Lock 0.2 requires Door 6.0.
Building requires both Lock 0.2 and Door 6.0.

After running bower install everything is happy.

Then Lock 0.3 and Door 7.0 are released. The new Lock uses the new Door:
Lock 0.3 requires Door 7.0

I want to use the new Lock and Door in my Building, so I change my bower file to reflect the new versions. What happens next depends upon which command I run. If I run bower update everything is happy.

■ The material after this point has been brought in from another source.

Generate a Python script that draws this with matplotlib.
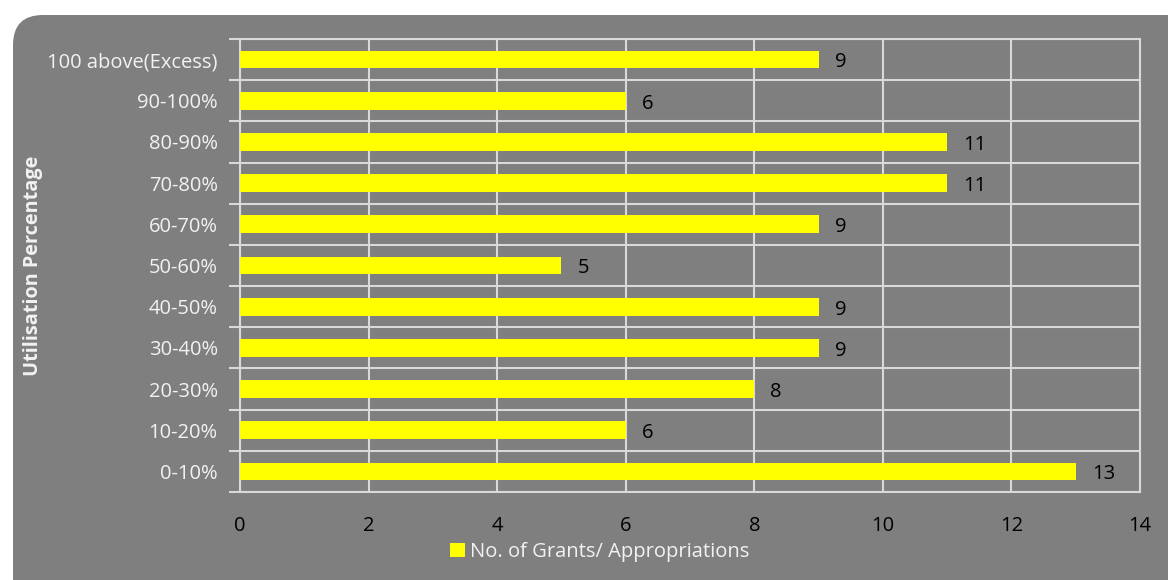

But if I don't run bower update and instead run bower install, it prompts me to resolve a conflict. The conflict shows like this:
Door 6.0 required by Lock 0.2
Door 7.0 required by Lock 0.3, Building

I have defined Lock 0.3 in my bower file and the console shows that bower has already noticed that I want Lock 0.3 before asking me for conflict resolution. It still asks me to fix a conflict with the old version of Lock which should be evicted by the new version. There are no other dependencies that require Lock, so there is no conflict regarding which version of Lock should be resolved.

Given that, in what situation would anyone ever use bower install, when it seems that bower update does all the same stuff, plus being better at preventing manual conflict resolutions?